Eine Ursache liegt in der Ungleichzeitigkeit der Krise. In Madrid und Athen hat die Krise inzwischen die gesamte Gesellschaft erfasst. Jeder Fünfte hat keine Arbeit. In Wolfsburg, Sindelfingen und Ludwigshafen werden hingegen Sonderschichten gefahren und Erfolgsbeteiligungen ausgezahlt. Am Mittelmeer kürzen und streichen Rajoy, Monti und Papademos, was der Rotstift hergibt. Angela Merkel hingegen hat den großen Sparhammer noch gar nicht ausgepackt. Dank sprudelnder Steuereinnahmen war der Berliner Spardruck bisher gering. Natürlich hängt die Bereitschaft und Fähigkeit zur Gegenwehr nicht allein vom eigenen Geldbeutel ab. Ohne persönliche Betroffenheit bleibt aber die internationale Solidarität abstrakt.
Gemeinsam gegen Spardiktat
Zudem gibt es in Europa sehr unterschiedliche nationale gewerkschaftliche Traditionen, die ein grenzüberschreitendes Handeln erschweren. In Ländern mit politischem Streikrecht und ohne Friedenspflicht werden die Konflikte schneller und häufiger auf der Straße ausgetragen. In Deutschland, Österreich und Skandinavien wird lieber verhandelt. Natürlich schwächen auch die politischen Rivalitäten unter den Gewerkschaftsbünden die Durchsetzungskraft. Besonders dann, wenn die parteipolitischen Bündnispartner, wie in Spanien, Italien und Griechenland, an der Regierung waren oder noch sind.
Der Europäische Gewerkschaftsbund (EGB) kann diese Mobilisierungsdefizite nicht ausgleichen. Er kann lediglich koordinieren. Die politische Initiative muss immer von den nationalen Gewerkschaftsbünden ausgehen. Dennoch ist es gelungen, eine politische Verständigung über die Ursachen und Lehren aus der Krise zu organisieren. Auf dem letzten EGB-Kongress in Athen positionierten sich die Europäischen Gewerkschaften klar gegen das Brüsseler Spardiktat und den Euro-Plus-Pakt. Es folgten mehrere europaweite Aktionstage. Ende Februar wird es einen weiteren europaweiten Protesttag gegen den Fiskalpakt geben.

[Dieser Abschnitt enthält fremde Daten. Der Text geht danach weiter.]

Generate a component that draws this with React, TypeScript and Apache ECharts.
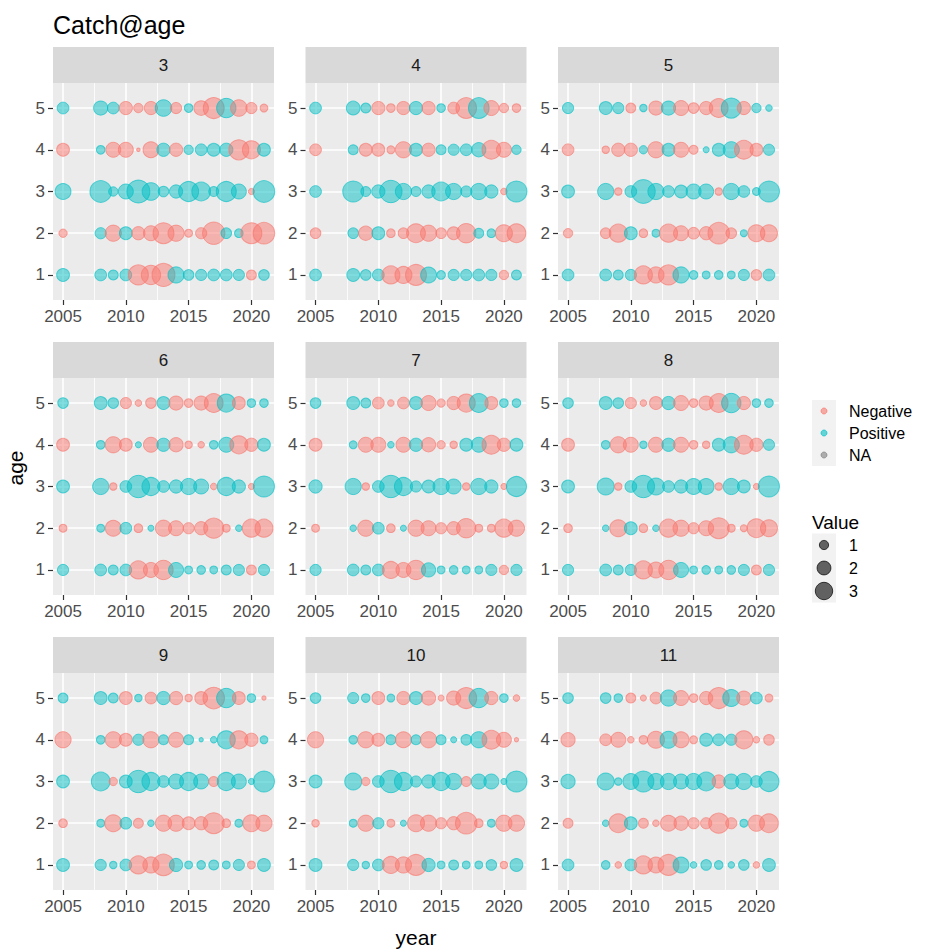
import React, { useEffect, useRef } from "react";
import * as echarts from "echarts";

// ---------- data ----------
const years = [2005, 2008, 2009, 2010, 2011, 2012, 2013, 2014, 2015, 2016, 2017, 2018, 2019, 2020, 2021];
const ages = [1, 2, 3, 4, 5];
const facetLabels = ["3", "4", "5", "6", "7", "8", "9", "10", "11"];
const xTicks = [2005, 2010, 2015, 2020];
const xMinorLines = [2007.5, 2012.5, 2017.5];
const yTicks = [1, 2, 3, 4, 5];
const colourKeys = ["Negative", "Positive", "NA"];
const sizeBreaks = [1, 2, 3];

// rows = age 1..5, columns = years
const facet3 = [
  [1.3, 1.1, 0.8, 1.1, -3.2, -3.0, -4.2, 2.1, 0.9, 1.0, 1.1, 1.1, 1.0, -0.8, 0.9],
  [-0.55, 1.0, -2.1, 1.3, -1.4, -1.8, -3.5, -2.1, -0.5, -1.0, -4.0, 0.9, 0.6, -3.5, -3.7],
  [2.0, 3.7, 0.7, 1.8, 4.2, 2.5, 0.9, 1.4, 3.2, 2.8, 0.8, 3.2, 1.8, -0.3, 3.7],
  [-1.3, 0.6, -1.8, -1.8, -0.1, -2.0, 1.4, -1.4, 0.7, 1.1, 1.3, 1.4, -3.2, -2.6, 1.3],
  [1.1, 1.6, 1.1, -1.4, -0.7, -1.4, 2.2, -1.0, 0.6, -1.7, -3.5, 3.0, -2.2, -1.0, -0.5],
];
const facet4 = [
  [1.1, 1.3, 0.9, 1.1, -2.6, -2.3, -3.5, 2.0, 0.6, 1.0, 1.0, 1.1, 1.0, -0.7, 0.8],
  [-0.9, 0.9, -1.6, 1.3, -0.6, -0.9, -2.8, -2.1, -0.9, -1.3, -3.0, 0.8, 0.6, -2.3, -2.8],
  [1.1, 3.5, 0.8, 1.4, 4.0, 2.1, 0.8, 1.4, 2.8, 2.1, 1.0, 2.1, 1.4, -0.35, 3.5],
  [-1.1, 0.8, -1.3, -1.3, -0.5, -2.1, 1.3, -1.4, 0.8, 1.0, 1.1, 1.6, -2.8, -1.8, 0.7],
  [1.1, 1.5, 0.8, -1.4, -0.6, -1.4, 1.4, -1.4, 0.6, -1.1, -3.4, 3.4, -1.8, -0.7, -0.6],
];
const facet5 = [
  [1.1, 1.1, 0.8, 1.0, -2.6, -2.1, -3.2, 2.1, 0.6, 0.5, 0.6, 0.5, 1.0, -0.9, 1.1],
  [-0.7, -0.9, -2.6, 1.3, -0.6, 0.5, -2.6, -1.8, -1.1, -1.4, -3.7, -0.9, 0.4, -2.3, -2.3],
  [1.3, 2.1, -0.45, 1.1, 4.5, 2.1, 1.1, 1.3, 1.8, 1.8, -0.45, 2.1, 1.1, 0.5, 3.5],
  [-1.1, -0.45, -1.4, -1.4, 0.55, -2.1, 1.3, -1.8, -0.65, 0.3, 1.3, 2.1, -2.8, -1.3, 1.0],
  [1.0, 1.3, 1.0, -0.8, 0.45, -1.6, 1.6, -1.8, -0.9, -1.4, -2.8, 3.2, -1.4, 0.7, 0.35],
];
const facet6 = [
  [1.0, 1.1, 0.8, 1.1, -2.6, -1.8, -3.0, 1.8, 0.5, 0.6, 0.5, 0.8, 1.0, -0.8, 1.0],
  [-0.5, 0.5, -2.0, 1.1, -0.6, 0.3, -2.1, -1.8, -1.0, -1.4, -3.2, -0.5, 0.35, -2.6, -2.6],
  [1.3, 2.1, -0.45, 1.1, 4.0, 2.6, 1.1, 1.4, 2.1, 1.8, -0.35, 2.6, 1.4, -0.3, 3.5],
  [-1.3, 0.6, -2.1, -1.3, 0.3, -1.8, 1.4, -1.6, -0.45, -0.35, 0.6, 1.8, -2.6, -1.4, 1.3],
  [0.9, 1.3, 0.9, -1.0, -0.35, -0.9, 1.3, -1.6, -0.6, -1.6, -2.8, 2.6, -1.3, 0.6, 0.6],
];
const facet7 = [
  [1.0, 1.1, 0.8, 1.1, -2.3, -1.8, -3.0, 1.6, 0.5, 0.6, 0.5, 0.5, 1.0, -0.7, 1.0],
  [-0.5, 0.35, -2.1, 1.1, -0.6, 0.3, -2.1, -1.8, -1.0, -1.4, -3.0, -0.5, -0.5, -2.6, -2.1],
  [1.4, 2.1, -0.45, 1.1, 4.0, 2.6, 1.0, 1.3, 2.1, 1.8, -0.45, 2.1, 1.4, -0.3, 3.2],
  [-1.3, 0.5, -1.8, -1.8, 0.35, -1.8, 1.4, -1.6, -0.55, -0.45, 1.3, 1.8, -2.8, -1.4, 1.3],
  [0.9, 1.3, 0.8, -1.1, -0.35, -1.1, 1.3, -1.8, -0.55, -1.4, -2.6, 2.8, -1.3, 0.6, 0.6],
];
const facet8 = [
  [1.0, 1.1, 0.8, 1.0, -2.6, -2.0, -3.0, 1.8, 0.5, 0.6, 0.5, 0.6, 1.0, -0.8, 1.0],
  [-0.6, 0.35, -2.3, 1.3, -0.6, 0.35, -2.6, -2.1, -1.0, -1.8, -3.5, -0.5, -0.4, -2.8, -2.3],
  [1.3, 2.3, -0.45, 1.1, 4.0, 2.3, 1.1, 1.4, 2.0, 2.0, -0.45, 2.1, 1.3, -0.3, 3.5],
  [-1.3, 0.6, -2.1, -1.8, 0.45, -1.8, 1.4, -1.8, -0.6, -0.45, 1.3, 2.1, -2.8, -1.4, 1.0],
  [0.9, 1.3, 0.9, -1.0, -0.35, -1.3, 1.4, -1.8, -0.6, -1.6, -2.8, 3.0, -1.4, 0.6, 0.6],
];
const facet9 = [
  [1.3, 1.0, 0.45, 1.1, -2.6, -2.1, -3.7, 1.4, 0.5, 0.6, 0.8, 0.5, 1.0, -0.5, 1.3],
  [-0.6, 0.5, -2.3, 1.1, -0.8, 0.35, -2.1, -2.1, -1.3, -1.4, -3.5, -0.6, 0.5, -2.3, -2.1],
  [1.3, 2.8, -0.55, 1.3, 4.0, 2.6, 1.1, 1.8, 2.6, 1.8, -0.8, 2.6, 1.8, 0.3, 3.5],
  [-2.1, 0.6, -2.1, -1.3, 1.0, -2.1, 0.8, -1.8, 0.8, 0.15, 0.35, 2.6, -2.6, -1.4, 0.5],
  [0.8, 1.3, 0.8, -1.3, 0.45, -1.1, 1.4, -1.4, -0.45, -1.3, -3.7, 3.0, -1.3, 0.6, -0.15],
];
const facet10 = [
  [1.3, 1.0, 0.45, 1.1, -2.3, -2.1, -3.5, 1.4, 0.5, 0.8, 0.5, 0.5, 0.9, -0.45, 1.3],
  [-0.45, 0.5, -2.1, 1.0, -0.5, 0.3, -2.3, -2.1, -1.0, -1.4, -3.7, -0.6, 0.5, -2.1, -2.1],
  [1.3, 2.3, -0.55, 1.1, 4.0, 2.6, 1.0, 1.4, 2.6, 2.1, -0.8, 1.8, 1.8, 0.3, 3.5],
  [-2.1, 0.6, -2.1, -1.3, 0.8, -2.0, 0.8, -2.1, 0.8, 0.3, 0.9, 2.1, -2.8, -1.8, -0.15],
  [0.9, 1.0, 0.6, -1.3, 0.5, -1.4, 1.3, -1.6, -0.3, -1.6, -3.5, 3.0, -1.4, 0.6, -0.35],
];
const facet11 = [
  [1.1, 0.6, -0.35, 1.1, -2.6, -2.0, -3.5, 2.0, 0.35, 0.9, 0.6, 0.35, 0.9, -0.35, 1.3],
  [-0.8, 0.35, -2.8, 1.3, -0.8, -0.35, -2.0, -1.6, -1.0, -1.0, -3.2, -1.0, 0.5, -2.1, -2.8],
  [1.6, 2.3, 0.45, 2.0, 3.5, 2.1, 2.1, 1.8, 2.1, 2.8, -1.4, 1.8, 2.1, 1.1, 3.2],
  [-1.6, -1.1, -1.8, -0.35, -0.6, -2.3, 2.3, -2.0, -0.5, 1.3, 1.1, 1.0, -2.6, -0.35, -0.9],
  [0.9, 0.9, 0.6, -0.8, -0.3, -1.1, 2.1, -1.8, -0.6, -1.4, -3.5, 2.3, -1.6, 1.1, -0.5],
];
const facets = [facet3, facet4, facet5, facet6, facet7, facet8, facet9, facet10, facet11];

// ---------- style / layout ----------
const FONT = "'Liberation Sans', Arial, Helvetica, sans-serif";
const NEG = "248,118,109";
const POS = "0,191,196";
const NAC = "127,127,127";
const colLeft = [53, 305.5, 558];
const rowTop = [47, 342, 637];
const PW = 221;
const STRIP = 36;
const PH = 217;
const sizeOf = (v: number) => 11.2 * Math.sqrt(Math.abs(v));
const plainNum = (v: number) => String(v);

function buildOption() {
  const grid: any[] = [];
  const xAxis: any[] = [];
  const yAxis: any[] = [];
  const series: any[] = [];
  const graphic: any[] = [];

  facets.forEach((facet, i) => {
    const r = Math.floor(i / 3);
    const c = i % 3;
    grid.push({
      left: colLeft[c],
      top: rowTop[r] + STRIP,
      width: PW,
      height: PH,
      show: true,
      backgroundColor: "#EBEBEB",
      borderWidth: 0,
    });
    xAxis.push({
      gridIndex: i,
      type: "value",
      min: 2004.2,
      max: 2021.8,
      position: "bottom",
      axisLine: { show: false },
      axisTick: { show: true, length: 5, customValues: xTicks, lineStyle: { color: "#333333", width: 1.2 } },
      axisLabel: { customValues: xTicks, formatter: plainNum, fontSize: 17, color: "#4D4D4D", margin: 8, fontFamily: FONT },
      splitLine: { show: true, lineStyle: { color: "#FFFFFF", width: 1.6 } },
    });
    xAxis.push({
      gridIndex: i,
      type: "value",
      min: 2004.2,
      max: 2021.8,
      position: "top",
      axisLine: { show: false },
      axisTick: { show: false, customValues: xMinorLines },
      axisLabel: { show: false, customValues: xMinorLines },
      splitLine: { show: true, lineStyle: { color: "#FFFFFF", width: 0.8 } },
    });
    yAxis.push({
      gridIndex: i,
      type: "value",
      min: 0.4,
      max: 5.6,
      axisLine: { show: false },
      axisTick: { show: true, length: 5, customValues: yTicks, lineStyle: { color: "#333333", width: 1.2 } },
      axisLabel: { customValues: yTicks, formatter: plainNum, fontSize: 17, color: "#4D4D4D", margin: 8, fontFamily: FONT },
      splitLine: { show: true, lineStyle: { color: "#FFFFFF", width: 1.6 } },
    });

    const data: any[] = [];
    ages.forEach((age, a) => {
      years.forEach((yr, j) => {
        const v = facet[a][j];
        const col = v < 0 ? NEG : POS;
        data.push({
          value: [yr, age, v],
          itemStyle: { color: `rgba(${col},0.62)`, borderColor: `rgba(${col},0.8)`, borderWidth: 1 },
        });
      });
    });
    series.push({
      type: "scatter",
      xAxisIndex: 2 * i,
      yAxisIndex: i,
      data,
      symbol: "circle",
      symbolSize: (val: number[]) => sizeOf(val[2]),
      silent: true,
    });

    graphic.push({
      type: "rect",
      shape: { x: colLeft[c], y: rowTop[r], width: PW, height: STRIP },
      style: { fill: "#D9D9D9" },
      silent: true,
    });
    graphic.push({
      type: "text",
      x: colLeft[c] + PW / 2,
      y: rowTop[r] + STRIP / 2,
      style: {
        text: facetLabels[i],
        fill: "#1A1A1A",
        font: `17px ${FONT}`,
        align: "center",
        verticalAlign: "middle",
        textAlign: "center",
        textVerticalAlign: "middle",
      },
      silent: true,
    });
  });

  // axis titles
  graphic.push({
    type: "text",
    x: 15,
    y: 468,
    rotation: Math.PI / 2,
    style: { text: "age", fill: "#000", font: `21px ${FONT}`, align: "center", verticalAlign: "middle", textAlign: "center", textVerticalAlign: "middle" },
  });
  graphic.push({
    type: "text",
    x: 416,
    y: 937,
    style: { text: "year", fill: "#000", font: `21px ${FONT}`, align: "center", verticalAlign: "middle", textAlign: "center", textVerticalAlign: "middle" },
  });

  // colour legend
  const keyX = 812;
  const keyW = 24;
  const keyH = 22;
  const textX = 849;
  const colourY = [411, 433, 455];
  const colourRGB = [NEG, POS, NAC];
  graphic.push({
    type: "rect",
    shape: { x: keyX, y: colourY[0] - keyH / 2, width: keyW, height: keyH * 3 },
    style: { fill: "#F2F2F2" },
  });
  colourKeys.forEach((k, idx) => {
    graphic.push({
      type: "circle",
      shape: { cx: keyX + keyW / 2, cy: colourY[idx], r: 3 },
      style: { fill: `rgba(${colourRGB[idx]},0.6)`, stroke: `rgba(${colourRGB[idx]},0.7)`, lineWidth: 1 },
    });
    graphic.push({
      type: "text",
      x: textX,
      y: colourY[idx],
      style: { text: k, fill: "#000", font: `16px ${FONT}`, align: "left", verticalAlign: "middle", textAlign: "left", textVerticalAlign: "middle" },
    });
  });

  // size legend
  graphic.push({
    type: "text",
    x: keyX,
    y: 522,
    style: { text: "Value", fill: "#000", font: `19px ${FONT}`, align: "left", verticalAlign: "middle", textAlign: "left", textVerticalAlign: "middle" },
  });
  const sizeY = [545, 568, 591];
  graphic.push({
    type: "rect",
    shape: { x: keyX, y: sizeY[0] - 11.5, width: keyW, height: 69 },
    style: { fill: "#F2F2F2" },
  });
  sizeBreaks.forEach((b, idx) => {
    graphic.push({
      type: "circle",
      shape: { cx: keyX + keyW / 2, cy: sizeY[idx], r: Math.min(sizeOf(b) - 2, 19) / 2 },
      style: { fill: "rgba(0,0,0,0.6)", stroke: "rgba(0,0,0,0.7)", lineWidth: 1 },
    });
    graphic.push({
      type: "text",
      x: textX,
      y: sizeY[idx],
      style: { text: String(b), fill: "#000", font: `16px ${FONT}`, align: "left", verticalAlign: "middle", textAlign: "left", textVerticalAlign: "middle" },
    });
  });

  return {
    animation: false,
    backgroundColor: "#FFFFFF",
    textStyle: { fontFamily: FONT },
    title: {
      text: "Catch@age",
      left: 53,
      top: 12,
      padding: 0,
      textStyle: { fontSize: 25, fontWeight: "normal", color: "#000000", fontFamily: FONT },
    },
    grid,
    xAxis,
    yAxis,
    series,
    graphic,
  };
}

export default function App() {
  const ref = useRef<HTMLDivElement>(null);
  useEffect(() => {
    document.body.style.margin = "0";
    if (!ref.current) return;
    const chart = echarts.init(ref.current, undefined, { renderer: "svg" });
    chart.setOption(buildOption() as any);
    return () => chart.dispose();
  }, []);
  return <div ref={ref} style={{ width: 938, height: 952 }} />;
}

Veränderung braucht in Europa einen langen Atem. Zunächst folgen die Abwehrkämpfe einer rein nationalen Logik. Mit Ausbreitung der Krise verschärfen sich aber die Verteilungskonflikte auch im Norden des alten Kontinents. Dann besteht die Chance, dass die sozialen Konflikte Grenzen überschreiten und sich der Protest europaweit organisieren lässt. Automatisch geschieht das nicht. Nötig ist jetzt politische Aufklärung über die Ursachen der Krise. Die Erzählung von korrupten und faulen Südeuropäern ist auch in den Betrieben populär. Aus diesem Grund trägt Ver.di die politische Auseinandersetzung über die Zukunft Europas in die Betriebe und Verwaltungen. Die kommenden Tarifrunden sind dafür ein guter Anlass. Die Schuldenfrage ist eine Verteilungsfrage, lautet die zentrale Botschaft - in Hannover, in Stuttgart, in Athen, in Rom und in Lissabon.